Have you been to a restaurant where the first meal was absolutely fantastic, the second meal the food was great but the service was dire and by the third meal the food was dire whilst the service was great? If you have then you know the feeling of trepidation at returning to such an eatery; you never know whether you will be completely satisfied with your meal. Customer service is no different regardless of what service or product you provide. If you cannot provide a consistent service, you will lose customers and valuable business. Providing consistent service means moving away from the the popular notion that customer service ends with the customer transaction and assuming that a satisfactory product or service is enough to retain the customer; It is about taking a holistic look at the purchase cycle ensuring that a consistent and outstanding service is provided at every stage of the customer journey.
Training – the key to giving consistent service:
The key to providing consistent service is to ensure that staff are well trained and understand why they need to abide by procedure. One key benefit of this to the customer is that when they approach your business at any time they will get a consistent response from staff. This is especially true for those working within contact centres. While a customer entering a retail outlet and speaking to branch staff might be able to recognise or request a meeting with the same member of staff ensuring that they get the same result each time, the same cannot be said with contact centres. Customers will often call up a contact centre for support receive one set of information and be told to call back after a period of time only to find that when they call back another agent gives them a different set of information. This can lead to the customer feeling frustrated, and the query not resolved. To make matters worse it can leave the customer feeling more confused then before they first called.
Regular readers of our blog know we have strongly advised that first contact resolution (FCR) wherever possible, is the ideal call centre standard. However in practice this is not always possible. There are occasions where first or second line agents are required to call customers back however this may not be cost effective and can easily eat into agent’s time. Effective training and communication within a call centre (and for departments employing customer facing staff) can reduce these scenarios; Up to date tailored training ensures that your staff understand all the situations that a customer will face, the procedures that should be used and the information that the customer needs to resolve their query.
If customers find themselves having to call back then regardless of whom they talk to the service will be consistent. This is so important for management to know. Inconsistencies in information given by staff are a risk to the business and can lead to some customers playing off one agent against another to secure an advantage.
“Times they are a changin”
When speaking of service consistency we have to recognise that things are constantly changing. Heraclitus, the Greek philosopher, as well as Bob Dylan more recently noticed, “there is nothing permanent except change”.
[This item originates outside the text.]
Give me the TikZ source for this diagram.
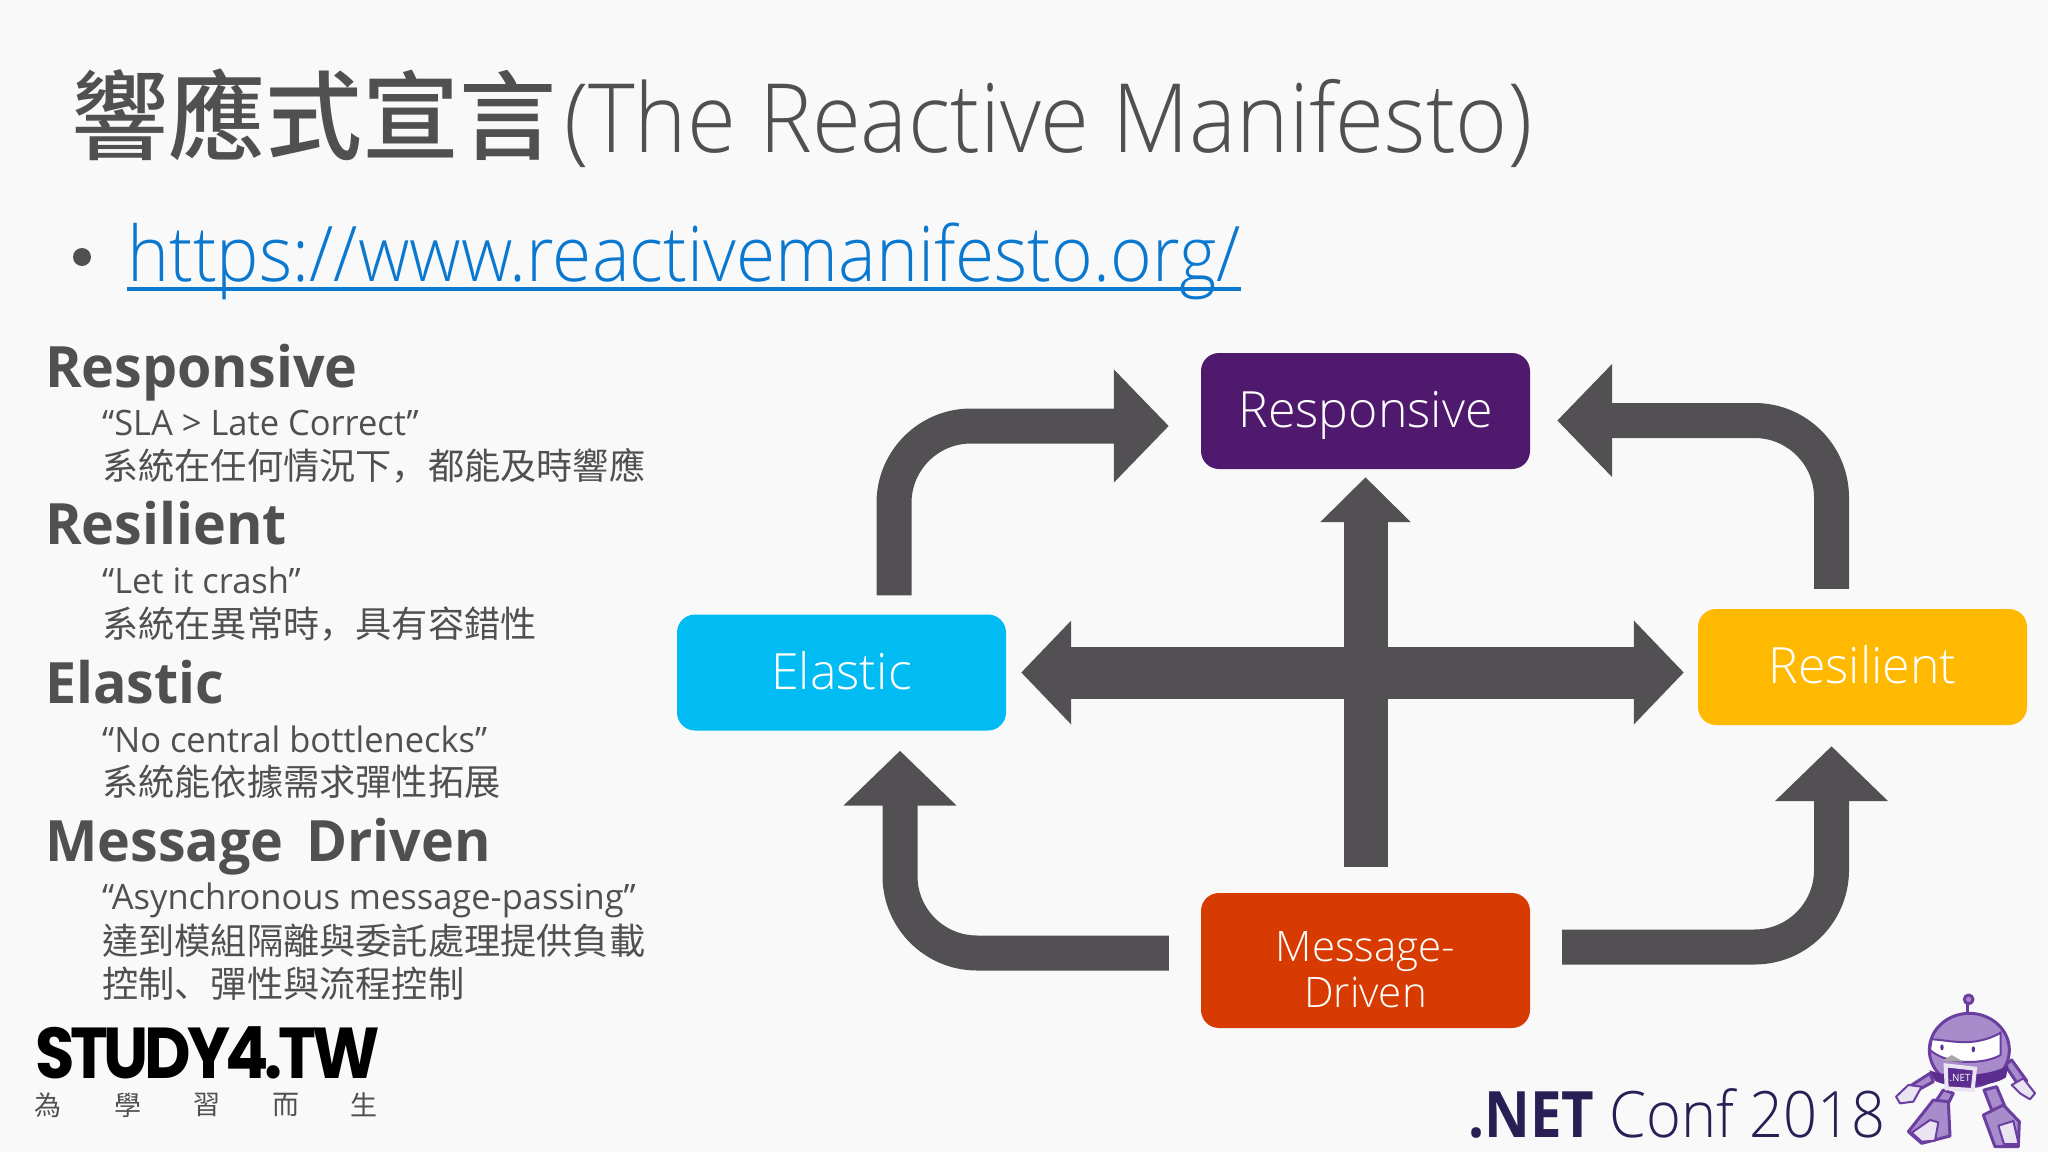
\documentclass[tikz,border=0pt]{standalone}
\usepackage{fontspec}
\usepackage{amsmath}
\usepackage{tikz}
\usetikzlibrary{positioning,arrows.meta}
\newfontfamily\lightfont{Open Sans Light}
\newfontfamily\narrowfont[FakeStretch=0.93]{Open Sans Light}
\newfontfamily\plainfont[FakeStretch=0.985]{Open Sans}
\newfontfamily\heavyfont[FakeStretch=0.975,WordSpace=1.6]{Open Sans Bold}
\newfontfamily\netfont[FakeStretch=0.88]{Open Sans Bold}
\newfontfamily\cjkfont{Noto Sans CJK TC}
\newfontfamily\cjkmedfont{Noto Sans CJK TC Medium}
\newfontfamily\scfont{Noto Sans CJK SC}
\newfontfamily\logofont[LetterSpace=-6,FakeStretch=0.89]{Poppins Bold}
\newcommand{\sz}[1]{\fontsize{#1}{#1}\selectfont}
\definecolor{pagebg}{HTML}{F9F9FA}
\definecolor{inkgray}{HTML}{505050}
\definecolor{arrowgray}{HTML}{525053}
\definecolor{linkblue}{HTML}{0B78D0}
\definecolor{boxpurple}{HTML}{4F1A6E}
\definecolor{boxcyan}{HTML}{00BCF2}
\definecolor{boxyellow}{HTML}{FFB900}
\definecolor{boxorange}{HTML}{D83B01}
\definecolor{confnavy}{HTML}{2A1F55}
\definecolor{botmid}{HTML}{A78BCB}
\definecolor{botline}{HTML}{6A3FA0}
\definecolor{botdark}{HTML}{5C2D91}
\definecolor{botpale}{HTML}{EAE3F2}
\begin{document}
\begin{tikzpicture}[
		x=1pt, y=-1pt,
		statebox/.style={rectangle, rounded corners=18pt, text=white, inner sep=0pt, align=center, minimum width=329pt, minimum height=116pt, text height=36pt, text depth=3pt, font=\lightfont\sz{50}},
		headline/.style={anchor=base west, inner sep=0pt, text=inkgray, font=\heavyfont\sz{57}},
		quoteline/.style={anchor=base west, inner sep=0pt, text=inkgray, font=\plainfont\sz{35}},
		cjkline/.style={anchor=base west, inner sep=0pt, text=inkgray, font=\cjkfont\sz{36.2}},
		sealchar/.style={text=inkgray, inner sep=0pt, font=\cjkfont\sz{27}},
		elbow/.style={draw=arrowgray, line width=35pt, rounded corners=77pt, -{Triangle[length=55pt,width=110pt]}},
		cross/.style={draw=arrowgray, -{Triangle[length=50pt,width=101pt]}},
		botshape/.style={draw=botline, line width=3pt, line join=round, fill=botmid},
		botpaleshape/.style={draw=botline, line width=2pt, line join=round, fill=botpale},
	]

	\fill[pagebg] (0,0) rectangle (2048,1152);

	%Title
	\node[anchor=base west, inner sep=0pt, text=inkgray, font=\cjkmedfont\sz{97}] (title) at (71,152) {響應式宣言};
	\node[anchor=base west, inner sep=0pt, text=inkgray, font=\narrowfont\sz{95.6}] (titlelatin) at (564,152) {(The Reactive Manifesto)};
	\node[circle, fill=inkgray, inner sep=0pt, minimum size=18pt] (bullet) at (82,257) {};
	\node[anchor=base west, inner sep=0pt, text=linkblue, font=\narrowfont\sz{76.6}] (url) at (127,281) {https://www.reactivemanifesto.org/};
	\draw[linkblue, line width=3.5pt] ([yshift=-8pt]url.base west) -- ([yshift=-8pt]url.base east);

	%List
	\node[headline] (h1) at (45,387) {Responsive};
	\node[quoteline] (q1) at (102,435) {“SLA > Late Correct”};
	\node[cjkline] (c1) at (102,479.5) {系統在任何情況下{\scfont ，}都能及時響應};
	\node[headline] (h2) at (45,544) {Resilient};
	\node[quoteline] (q2) at (102,593) {“Let it crash”};
	\node[cjkline] (c2) at (102,637.5) {系統在異常時{\scfont ，}具有容錯性};
	\node[headline] (h3) at (45,703) {Elastic};
	\node[quoteline] (q3) at (102,752) {“No central bottlenecks”};
	\node[cjkline] (c3) at (102,795.5) {系統能依據需求彈性拓展};
	\node[headline] (h4) at (45,861) {Message Driven};
	\node[quoteline] (q4) at (102,909) {“Asynchronous message-passing”};
	\node[cjkline] (c4) at (102,954.5) {達到模組隔離與委託處理提供負載};
	\node[cjkline] (c5) at (102,997.5) {控制{\scfont 、}彈性與流程控制};

	%Nodes
	\node[statebox, fill=boxpurple] (responsive) at (1365.5,411) {Responsive};
	\node[statebox, fill=boxcyan] (elastic) at (841.5,672.5) {Elastic};
	\node[statebox, fill=boxyellow] (resilient) at (1862.5,667) {Resilient};
	\node[statebox, fill=boxorange, minimum height=135pt, text height=, text depth=, font=\lightfont\sz{42}] (message) at (1365.5,960.5) {\rule{0pt}{49pt}Message-\\[4pt]Driven};

	%Lines
	\draw[cross, line width=52pt, {Triangle[length=50pt,width=101pt]}-{Triangle[length=50pt,width=101pt]}, shorten <=15pt, shorten >=14pt] (elastic.east) -- (elastic.east -| resilient.west);
	\draw[cross, line width=44pt, -{Triangle[length=45pt,width=88pt]}, shorten <=26pt, shorten >=8pt] (message.north) -- (responsive.south);
	\draw[elbow, shorten <=19pt, shorten >=32pt] ([xshift=52.5pt]elastic.north) |- ([yshift=-15pt]responsive.west);
	\draw[elbow, shorten <=20pt, shorten >=27pt] ([xshift=-31pt]resilient.north) |- ([yshift=-9.5pt]responsive.east);
	\draw[elbow, shorten <=32pt, shorten >=20pt] ([yshift=7.5pt]message.west) -| ([xshift=58.5pt]elastic.south);
	\draw[elbow, shorten <=32pt, shorten >=21pt] ([yshift=13.5pt]message.east) -| ([xshift=-31pt]resilient.south);

	%Logo
	\node[anchor=base west, inner sep=0pt, text=black, text depth=0pt, text height=50pt, font=\logofont\sz{72}] (study) at (35,1078) {STUDY4.TW};
	\node[sealchar] (wei) at (48,1105) {為};
	\node[sealchar] (xue) at (128,1105) {學};
	\node[sealchar] (xi) at (207,1105) {習};
	\node[sealchar] (er) at (286,1105) {而};
	\node[sealchar] (sheng) at (364,1105) {生};

	%Conf
	\node[anchor=base west, inner sep=0pt, text=confnavy, font=\narrowfont\sz{64}] (conf) at (1468,1137) {{\netfont .NET} Conf 2018};

	%Robot
	\begin{scope}[shift={(1880,990)}, x=0.3333pt, y=-0.3333pt]
		\draw[botshape] (190,300) -- (160,345) -- (200,350) -- (220,310) -- cycle;
		\draw[botshape] (312,300) -- (335,360) -- (375,350) -- (350,290) -- cycle;
		\draw[botshape] (160,330) -- (85,425) -- (125,460) -- (210,438) -- (205,335) -- cycle;
		\draw[botshape] (310,375) -- (345,470) -- (415,470) -- (418,395) -- (370,345) -- cycle;
		\draw[botpaleshape] (95,428) -- (150,390) -- (175,397) -- (165,452) -- (125,455) -- cycle;
		\draw[botpaleshape] (355,407) -- (400,393) -- (416,462) -- (372,462) -- cycle;
		\draw[botshape] (150,250) -- (95,285) -- (105,305) -- (160,275) -- cycle;
		\draw[botshape] (375,225) -- (415,285) -- (440,272) -- (395,210) -- cycle;
		\draw[botpaleshape] (48,320) -- (85,285) -- (125,290) -- (100,335) -- (60,340) -- cycle;
		\draw[botpaleshape] (395,285) -- (430,265) -- (465,310) -- (450,328) -- (420,310) -- cycle;
		\draw[botshape] (262,38) -- (262,78);
		\draw[botshape] (266,28) circle[radius=13];
		\draw[botshape] (268,180) ellipse[x radius=120, y radius=110];
		\draw[fill=white, draw=botline, line width=2pt] (155,148) .. controls (210,150) and (280,175) .. (362,128) -- (362,195) .. controls (310,225) and (200,225) .. (150,180) -- cycle;
		\fill[botdark] (148,240) .. controls (190,262) and (330,262) .. (385,225) -- (378,262) .. controls (330,295) and (200,295) .. (165,272) -- cycle;
		\fill[gray!70] (188,212) -- (215,195) -- (250,215) -- cycle;
		\fill[botdark] (186,172) ellipse[x radius=5, y radius=9];
		\fill[botdark] (280,178) ellipse[x radius=5, y radius=9];
		\draw[fill=botdark, draw=botpale, line width=4pt] (197,226) -- (285,236) -- (278,300) -- (200,295) -- cycle;
		\node[text=white, inner sep=0pt, font=\plainfont\sz{10}] (badge) at (240,265) {.NET};
	\end{scope}

\end{tikzpicture}
\end{document}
It is very apparent that technologies are changing, society is changing and even working conditions are changing. While training is invaluable to staff sometimes small changes can affect the way that the business process work. In these cases, it may be the customer who bears the brunt of inconsistent service levels. This may be unavoidable; however we can limit the impact these micro changes can have on our customers by improving the way we communicate within our business. With the use of email, mobile telephone, social networks and intranet keeping employees informed has never been potentially as easy; the same is especially true in the contact centre where agents have access to intranet and a contact centre platform providing them with the latest information on changes to business processes. This type of feature can be useful for call centre agents where it is not possible to resolve a customer’s query in the first instance. With the ability to leave notes one agent can inform another of what was said to the customer and ensure any action on the customer’s account remains consistent with advice given. Communication is all-important and not just within the context of consistent service. By using effective multi-level communication we can pro-actively inform customers of new products or in the worst-case scenario mitigate damage caused by faults within our product or service. A holistic evaluation of the customer experience can significantly differentiate our company with others providing a similar service.
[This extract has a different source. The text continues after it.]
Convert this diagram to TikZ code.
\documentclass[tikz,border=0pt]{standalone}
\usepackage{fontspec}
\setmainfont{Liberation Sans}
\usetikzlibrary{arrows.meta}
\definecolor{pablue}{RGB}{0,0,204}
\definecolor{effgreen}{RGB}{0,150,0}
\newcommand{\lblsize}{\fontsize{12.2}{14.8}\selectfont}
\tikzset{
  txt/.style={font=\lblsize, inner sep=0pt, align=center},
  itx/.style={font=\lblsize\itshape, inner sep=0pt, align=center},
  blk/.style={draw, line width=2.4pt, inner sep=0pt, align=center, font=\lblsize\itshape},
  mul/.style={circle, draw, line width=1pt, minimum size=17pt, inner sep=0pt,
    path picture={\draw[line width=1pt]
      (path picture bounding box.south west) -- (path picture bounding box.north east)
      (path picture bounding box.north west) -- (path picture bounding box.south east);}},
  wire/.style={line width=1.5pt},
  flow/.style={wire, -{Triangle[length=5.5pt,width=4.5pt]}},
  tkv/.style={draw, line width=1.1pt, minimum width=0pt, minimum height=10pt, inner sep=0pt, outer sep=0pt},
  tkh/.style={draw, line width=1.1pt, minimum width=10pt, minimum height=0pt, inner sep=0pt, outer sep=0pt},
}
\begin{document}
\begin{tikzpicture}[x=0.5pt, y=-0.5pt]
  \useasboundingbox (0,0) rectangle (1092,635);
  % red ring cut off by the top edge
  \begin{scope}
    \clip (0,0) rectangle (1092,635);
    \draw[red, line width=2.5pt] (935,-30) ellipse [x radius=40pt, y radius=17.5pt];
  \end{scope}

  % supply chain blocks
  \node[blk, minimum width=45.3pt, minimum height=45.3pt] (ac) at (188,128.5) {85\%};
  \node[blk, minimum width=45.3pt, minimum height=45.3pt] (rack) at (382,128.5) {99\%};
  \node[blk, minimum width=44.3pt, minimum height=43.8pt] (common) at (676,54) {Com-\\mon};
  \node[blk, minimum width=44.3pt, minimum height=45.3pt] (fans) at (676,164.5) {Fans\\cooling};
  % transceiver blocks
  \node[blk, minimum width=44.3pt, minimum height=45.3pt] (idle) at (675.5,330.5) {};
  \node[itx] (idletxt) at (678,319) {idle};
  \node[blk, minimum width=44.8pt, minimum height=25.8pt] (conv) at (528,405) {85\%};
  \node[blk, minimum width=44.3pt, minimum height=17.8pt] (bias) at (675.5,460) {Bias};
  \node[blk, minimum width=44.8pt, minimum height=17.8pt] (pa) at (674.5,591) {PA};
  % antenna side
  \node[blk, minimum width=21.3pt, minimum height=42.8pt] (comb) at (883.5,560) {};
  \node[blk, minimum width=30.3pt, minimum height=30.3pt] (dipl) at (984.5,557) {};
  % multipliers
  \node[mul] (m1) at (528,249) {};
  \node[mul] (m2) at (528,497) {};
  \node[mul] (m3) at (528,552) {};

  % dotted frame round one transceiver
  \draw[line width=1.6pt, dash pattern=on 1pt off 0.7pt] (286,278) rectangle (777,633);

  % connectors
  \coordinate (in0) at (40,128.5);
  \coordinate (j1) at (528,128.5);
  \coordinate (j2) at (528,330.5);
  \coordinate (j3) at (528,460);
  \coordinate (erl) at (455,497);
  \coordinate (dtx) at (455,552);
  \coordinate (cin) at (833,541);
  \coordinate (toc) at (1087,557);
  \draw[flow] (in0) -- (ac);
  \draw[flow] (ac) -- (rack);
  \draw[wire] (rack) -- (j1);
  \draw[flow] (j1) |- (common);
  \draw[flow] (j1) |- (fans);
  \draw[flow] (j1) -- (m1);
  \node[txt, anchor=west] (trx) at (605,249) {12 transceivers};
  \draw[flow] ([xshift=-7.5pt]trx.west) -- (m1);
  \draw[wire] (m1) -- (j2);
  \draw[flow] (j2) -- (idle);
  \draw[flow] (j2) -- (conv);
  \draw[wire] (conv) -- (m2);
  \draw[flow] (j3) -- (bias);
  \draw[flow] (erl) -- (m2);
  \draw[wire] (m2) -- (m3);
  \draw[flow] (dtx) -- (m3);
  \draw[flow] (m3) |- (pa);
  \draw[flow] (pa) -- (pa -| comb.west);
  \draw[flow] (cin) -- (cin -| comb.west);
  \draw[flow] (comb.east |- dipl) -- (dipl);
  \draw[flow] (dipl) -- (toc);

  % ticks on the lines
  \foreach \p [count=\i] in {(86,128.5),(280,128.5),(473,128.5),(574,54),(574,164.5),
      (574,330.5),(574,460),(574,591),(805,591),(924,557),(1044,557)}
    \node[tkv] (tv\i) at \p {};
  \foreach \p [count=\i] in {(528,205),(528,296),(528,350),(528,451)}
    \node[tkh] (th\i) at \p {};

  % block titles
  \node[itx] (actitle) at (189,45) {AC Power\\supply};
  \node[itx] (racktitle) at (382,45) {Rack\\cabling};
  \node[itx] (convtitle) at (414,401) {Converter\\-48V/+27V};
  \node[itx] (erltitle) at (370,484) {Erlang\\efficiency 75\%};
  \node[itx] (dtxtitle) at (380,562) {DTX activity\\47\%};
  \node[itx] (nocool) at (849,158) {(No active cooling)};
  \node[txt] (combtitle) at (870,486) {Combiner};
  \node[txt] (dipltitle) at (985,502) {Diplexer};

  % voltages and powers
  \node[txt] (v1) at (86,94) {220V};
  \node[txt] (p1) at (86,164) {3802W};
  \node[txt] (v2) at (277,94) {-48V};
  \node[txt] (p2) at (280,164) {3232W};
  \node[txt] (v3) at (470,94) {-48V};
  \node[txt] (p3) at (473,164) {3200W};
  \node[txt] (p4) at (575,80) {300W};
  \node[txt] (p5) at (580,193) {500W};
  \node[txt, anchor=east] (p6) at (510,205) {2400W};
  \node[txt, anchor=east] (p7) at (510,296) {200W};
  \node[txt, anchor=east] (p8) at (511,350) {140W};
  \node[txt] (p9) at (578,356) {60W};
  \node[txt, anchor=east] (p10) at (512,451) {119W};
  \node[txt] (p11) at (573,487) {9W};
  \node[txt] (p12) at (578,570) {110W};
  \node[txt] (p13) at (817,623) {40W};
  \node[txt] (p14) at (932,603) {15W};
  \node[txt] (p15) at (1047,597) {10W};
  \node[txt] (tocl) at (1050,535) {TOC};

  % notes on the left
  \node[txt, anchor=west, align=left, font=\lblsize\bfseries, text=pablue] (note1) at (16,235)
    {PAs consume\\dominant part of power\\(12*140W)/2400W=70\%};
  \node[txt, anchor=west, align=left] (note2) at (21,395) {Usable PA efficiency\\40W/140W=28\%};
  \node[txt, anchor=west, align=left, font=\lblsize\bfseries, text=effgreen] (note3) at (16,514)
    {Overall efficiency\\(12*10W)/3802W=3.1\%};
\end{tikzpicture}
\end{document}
For those that may have missed it, an example of this was given in our blog on the 18th of November. We highlighted a great story about how staff at the Four Seasons hotel are trained to notice small, almost imperceptible details that collectively combine to provide the desired customer experience. We learned that when the guest leaves their room the door lock is set precisely in order to produce a specific click sound. This click is reported to engender a feeling of confidence and security for the guest and is a valued component of the Four Seasons customer experience. House keeping staff noticed the door t was not clicking ‘just right’, reported it and maintenance fixed it. The repair was timed to occur whilst the guest was away. By focusing on the detail, which in this case may have been outside of the customer’s conscious awareness, staff can create an extraordinary customer experience.
In summary, build a culture where exceptional service is truly valued, give staff tailored training that addresses their core competencies, keep your processes updated and maintain service consistency and you will ensure that your customers leave with an experience they will remember, for all the right reasons.